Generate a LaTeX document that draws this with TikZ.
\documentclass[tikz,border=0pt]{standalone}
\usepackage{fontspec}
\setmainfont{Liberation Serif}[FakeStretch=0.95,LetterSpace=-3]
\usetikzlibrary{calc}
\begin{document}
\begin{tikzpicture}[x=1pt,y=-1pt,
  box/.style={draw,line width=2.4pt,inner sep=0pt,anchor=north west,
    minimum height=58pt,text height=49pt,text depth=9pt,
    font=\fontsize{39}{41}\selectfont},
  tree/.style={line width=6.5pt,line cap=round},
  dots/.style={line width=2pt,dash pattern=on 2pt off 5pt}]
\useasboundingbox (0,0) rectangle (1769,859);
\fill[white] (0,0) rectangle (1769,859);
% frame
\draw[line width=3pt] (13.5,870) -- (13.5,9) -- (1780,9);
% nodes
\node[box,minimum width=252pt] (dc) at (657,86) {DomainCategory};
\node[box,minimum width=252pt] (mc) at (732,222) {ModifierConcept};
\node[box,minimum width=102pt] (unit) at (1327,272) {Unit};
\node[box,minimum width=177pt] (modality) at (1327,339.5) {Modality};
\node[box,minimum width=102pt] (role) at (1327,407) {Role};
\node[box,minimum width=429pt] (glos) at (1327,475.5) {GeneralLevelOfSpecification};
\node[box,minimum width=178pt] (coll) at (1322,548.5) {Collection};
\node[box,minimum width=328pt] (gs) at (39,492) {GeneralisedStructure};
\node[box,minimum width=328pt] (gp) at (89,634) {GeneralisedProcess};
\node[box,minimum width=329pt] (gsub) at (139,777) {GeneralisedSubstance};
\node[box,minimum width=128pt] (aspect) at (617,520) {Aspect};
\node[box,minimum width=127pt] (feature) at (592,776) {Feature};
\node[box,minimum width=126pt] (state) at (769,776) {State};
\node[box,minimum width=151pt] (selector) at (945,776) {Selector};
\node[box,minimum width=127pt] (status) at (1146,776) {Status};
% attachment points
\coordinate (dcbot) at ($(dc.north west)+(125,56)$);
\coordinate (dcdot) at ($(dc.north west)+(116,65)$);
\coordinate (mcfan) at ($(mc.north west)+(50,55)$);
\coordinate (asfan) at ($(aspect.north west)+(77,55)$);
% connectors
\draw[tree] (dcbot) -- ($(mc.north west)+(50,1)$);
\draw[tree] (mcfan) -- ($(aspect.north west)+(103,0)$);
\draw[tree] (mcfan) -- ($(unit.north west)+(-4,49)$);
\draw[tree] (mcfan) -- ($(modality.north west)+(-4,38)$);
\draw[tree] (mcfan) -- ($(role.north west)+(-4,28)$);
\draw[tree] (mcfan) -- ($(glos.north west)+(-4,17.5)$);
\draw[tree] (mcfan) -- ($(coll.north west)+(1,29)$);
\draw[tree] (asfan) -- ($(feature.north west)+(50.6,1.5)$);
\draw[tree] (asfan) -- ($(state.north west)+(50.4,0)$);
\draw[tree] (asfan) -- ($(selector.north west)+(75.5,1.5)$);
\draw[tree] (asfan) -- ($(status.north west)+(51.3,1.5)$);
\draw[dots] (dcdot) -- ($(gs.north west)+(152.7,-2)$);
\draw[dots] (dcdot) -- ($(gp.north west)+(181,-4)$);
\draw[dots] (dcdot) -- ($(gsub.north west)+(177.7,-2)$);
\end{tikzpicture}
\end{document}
◆ ◆ ◆ ◆ ◆
**Problem statement**
Reproduce the full listing exactly.

**Written answer**
Generate a LaTeX document that draws this with TikZ.
\documentclass[tikz,border=0pt]{standalone}
\usepackage{fontspec}
\setmainfont{Liberation Serif}[FakeStretch=0.95,LetterSpace=-3]
\usetikzlibrary{calc}
\begin{document}
\begin{tikzpicture}[x=1pt,y=-1pt,
  box/.style={draw,line width=2.4pt,inner sep=0pt,anchor=north west,
    minimum height=58pt,text height=49pt,text depth=9pt,
    font=\fontsize{39}{41}\selectfont},
  tree/.style={line width=6.5pt,line cap=round},
  dots/.style={line width=2pt,dash pattern=on 2pt off 5pt}]
\useasboundingbox (0,0) rectangle (1769,859);
\fill[white] (0,0) rectangle (1769,859);
% frame
\draw[line width=3pt] (13.5,870) -- (13.5,9) -- (1780,9);
% nodes
\node[box,minimum width=252pt] (dc) at (657,86) {DomainCategory};
\node[box,minimum width=252pt] (mc) at (732,222) {ModifierConcept};
\node[box,minimum width=102pt] (unit) at (1327,272) {Unit};
\node[box,minimum width=177pt] (modality) at (1327,339.5) {Modality};
\node[box,minimum width=102pt] (role) at (1327,407) {Role};
\node[box,minimum width=429pt] (glos) at (1327,475.5) {GeneralLevelOfSpecification};
\node[box,minimum width=178pt] (coll) at (1322,548.5) {Collection};
\node[box,minimum width=328pt] (gs) at (39,492) {GeneralisedStructure};
\node[box,minimum width=328pt] (gp) at (89,634) {GeneralisedProcess};
\node[box,minimum width=329pt] (gsub) at (139,777) {GeneralisedSubstance};
\node[box,minimum width=128pt] (aspect) at (617,520) {Aspect};
\node[box,minimum width=127pt] (feature) at (592,776) {Feature};
\node[box,minimum width=126pt] (state) at (769,776) {State};
\node[box,minimum width=151pt] (selector) at (945,776) {Selector};
\node[box,minimum width=127pt] (status) at (1146,776) {Status};
% attachment points
\coordinate (dcbot) at ($(dc.north west)+(125,56)$);
\coordinate (dcdot) at ($(dc.north west)+(116,65)$);
\coordinate (mcfan) at ($(mc.north west)+(50,55)$);
\coordinate (asfan) at ($(aspect.north west)+(77,55)$);
% connectors
\draw[tree] (dcbot) -- ($(mc.north west)+(50,1)$);
\draw[tree] (mcfan) -- ($(aspect.north west)+(103,0)$);
\draw[tree] (mcfan) -- ($(unit.north west)+(-4,49)$);
\draw[tree] (mcfan) -- ($(modality.north west)+(-4,38)$);
\draw[tree] (mcfan) -- ($(role.north west)+(-4,28)$);
\draw[tree] (mcfan) -- ($(glos.north west)+(-4,17.5)$);
\draw[tree] (mcfan) -- ($(coll.north west)+(1,29)$);
\draw[tree] (asfan) -- ($(feature.north west)+(50.6,1.5)$);
\draw[tree] (asfan) -- ($(state.north west)+(50.4,0)$);
\draw[tree] (asfan) -- ($(selector.north west)+(75.5,1.5)$);
\draw[tree] (asfan) -- ($(status.north west)+(51.3,1.5)$);
\draw[dots] (dcdot) -- ($(gs.north west)+(152.7,-2)$);
\draw[dots] (dcdot) -- ($(gp.north west)+(181,-4)$);
\draw[dots] (dcdot) -- ($(gsub.north west)+(177.7,-2)$);
\end{tikzpicture}
\end{document}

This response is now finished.